As the pause on travel has been forcing people to stay home, renovation projects have been popular. 

Due to plants being shut down in the spring and some not even open at full capacity yet, production numbers have been low as consumer demands have skyrocketed.

Chuck Connolly, the owner of Big Change Home Improvement says that the price from even just a few months ago is drastically different, “I have a bill from a job I did in February and the price of lumber was $16.75, now the same stuff is $35.”

Not only has the price gone up but the wait time to receive supplies is backed up. Waiting for products like windows or tiles have wait times of upwards of 17 weeks. “They’re back in production but they are having a really hard time catching up,” says Connolly.

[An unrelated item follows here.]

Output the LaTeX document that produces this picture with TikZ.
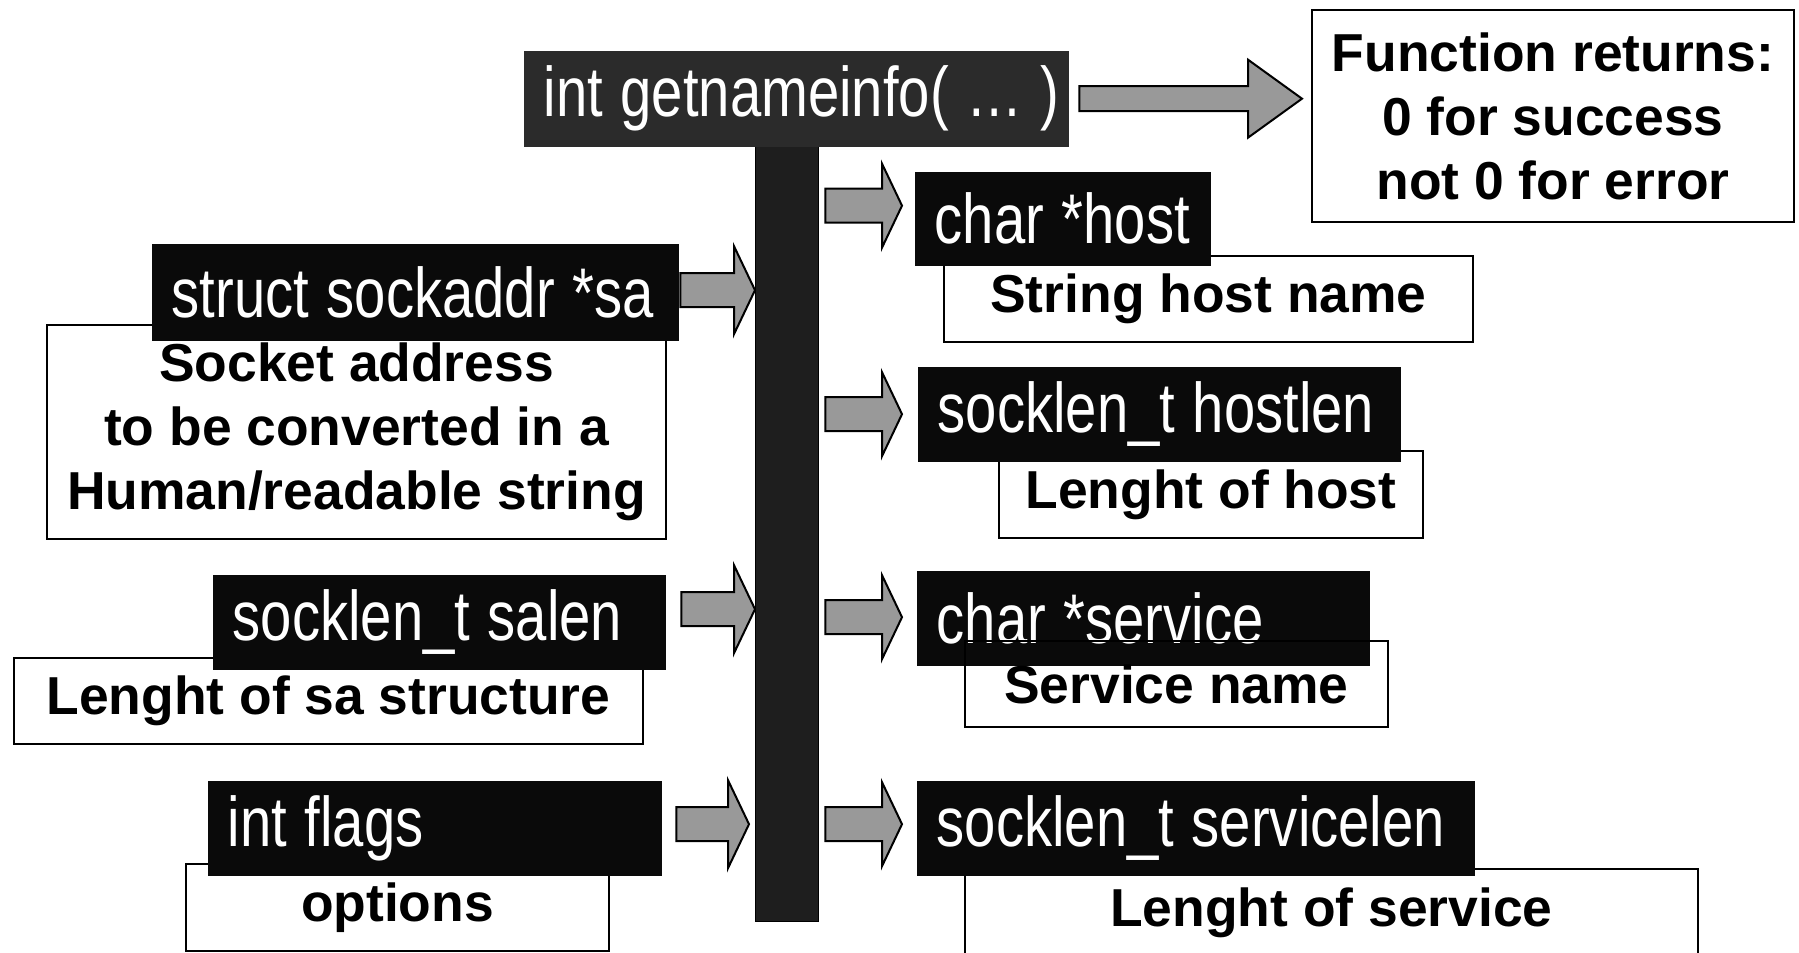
\documentclass[tikz,border=0pt]{standalone}
\usepackage{fontspec}
\setmainfont{Liberation Sans}
\newfontfamily\narrowfont[FakeStretch=0.8]{Liberation Sans}
\usetikzlibrary{calc}

\definecolor{titlegray}{HTML}{2B2B2B}
\definecolor{parblack}{HTML}{0A0A0A}
\definecolor{bargray}{HTML}{1E1E1E}
\definecolor{arrowgray}{HTML}{999999}

\begin{document}
\begin{tikzpicture}[x=0.1mm, y=-0.1mm,
		param/.style={fill=parblack, text=white, anchor=north west, align=left,
			inner xsep=2mm, inner ysep=0pt, minimum height=9.5mm,
			execute at begin node={\spaceskip=0.25em\relax\hbox\bgroup}, execute at end node=\egroup,
			font=\narrowfont\fontsize{20}{22}\selectfont},
		desc/.style={draw, fill=white, line width=0.2mm, anchor=north west, align=center,
			inner sep=0pt, font=\bfseries\fontsize{15.2}{18.2}\selectfont},
		fat/.style n args={3}{fill=arrowgray, draw=black, line width=0.2mm,
			to path={let \p1=(\tikztostart), \p2=(\tikztotarget) in
				(\x1,\y1+#1) -- (\x2-#3,\y1+#1) -- (\x2-#3,\y1+#2) -- (\x2,\y1)
				-- (\x2-#3,\y1-#2) -- (\x2-#3,\y1-#1) -- (\x1,\y1-#1) -- cycle}}]
				\useasboundingbox (0,0) rectangle (1799,953);

				\node[draw, fill=bargray, anchor=north west, inner sep=0pt,
					minimum width=6.3mm, minimum height=77.5mm] (bar) at (755,146) {};

				% what each argument means
				\node[desc, minimum width=61.9mm, minimum height=21.4mm] (sad) at (46,324) {Socket address\\to be converted in a\\Human/readable string};
				\node[desc, minimum width=62.9mm, minimum height=8.6mm] (salend) at (13,657) {Lenght of sa structure};
				\node[desc, minimum width=42.3mm, minimum height=8.7mm] (flagsd) at (185,863) {options};
				\node[desc, minimum width=52.9mm, minimum height=8.6mm] (hostd) at (943,255) {String host name};
				\node[desc, minimum width=42.4mm, minimum height=8.7mm] (hostlend) at (998,450) {Lenght of host};
				\node[desc, minimum width=73.3mm, minimum height=8.8mm] (servicelend) at (964,868) {Lenght of service};

				% the call and its arguments
				\node[param, fill=titlegray, text width=50.5mm, minimum height=9.6mm] (title) at (523,50) {int getnameinfo( … )};
				\node[param, text width=48.7mm, minimum height=9.7mm] (sa) at (151,243) {struct sockaddr *sa};
				\node[param, text width=41.3mm] (salen) at (212,574) {socklen\_t salen};
				\node[param, text width=41.4mm] (flags) at (207,780) {int flags};
				\node[param, text width=25.6mm, minimum height=9.4mm] (host) at (914,171) {char *host};
				\node[param, text width=44.3mm] (hostlen) at (917,366) {socklen\_t hostlen};
				\node[param, text width=41.3mm] (service) at (916,570) {char *service};
				\node[param, text width=51.8mm] (servicelen) at (916,780) {socklen\_t servicelen};
				\node[desc, fill=none, minimum width=42.3mm, minimum height=8.6mm] (serviced) at (964,640) {Service name};

				\node[desc, minimum width=48.2mm, minimum height=21.2mm] (ret) at (1311,9) {Function returns:\\0 for success\\not 0 for error};

				\draw[fat={1.25mm}{3.9mm}{5.4mm}] ([xshift=1mm]title.east) to ([xshift=-0.9mm]ret.west);
				\draw[fat={1.7mm}{4.4mm}{2.1mm}] ($(sa.east)+(1,-2)$) to (bar.west);
				\draw[fat={1.7mm}{4.4mm}{2.1mm}] ($(salen.east)+(15,-13)$) to (bar.west);
				\draw[fat={1.7mm}{4.4mm}{2.1mm}] ($(flags.east)+(14,-4)$) to ($(bar.west)+(-6,0)$);
				\draw[fat={1.7mm}{4.2mm}{2mm}] ($(bar.east |- host.west)+(6,-13)$) to ($(host.west)+(-12,0)$);
				\draw[fat={1.7mm}{4.2mm}{2mm}] ($(bar.east |- hostlen.west)+(6,0)$) to ($(hostlen.west)+(-15,0)$);
				\draw[fat={1.7mm}{4.2mm}{2mm}] ($(bar.east |- service.west)+(6,-1)$) to ($(service.west)+(-14,0)$);
				\draw[fat={1.7mm}{4.2mm}{2mm}] ($(bar.east |- servicelen.west)+(6,-4)$) to ($(servicelen.west)+(-14,0)$);
			\end{tikzpicture}
\end{document}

These increased prices have only come to light in the last month after the wood was bought for summer projects and plants were still shut down. “People were building COVID decks and COVID fences. Homeowners were buying up all the wood that was out there.”

Connolly says he quoted prices for customers and then after got word from plants that the price had gone up, “It’s hard going back to people and tell them it’s going to be more. Most are accepting of that and say they understand.”

These higher prices look like they might be here to stay for the foreseeable future, “when places are asking for that kind of money and people are still buying it, that price may stay right where it is,” says Connolly.

With the supply and demand out of order, it looks like the price of building a house for the next few years is going to be $8,000 to $10,000 more expensive.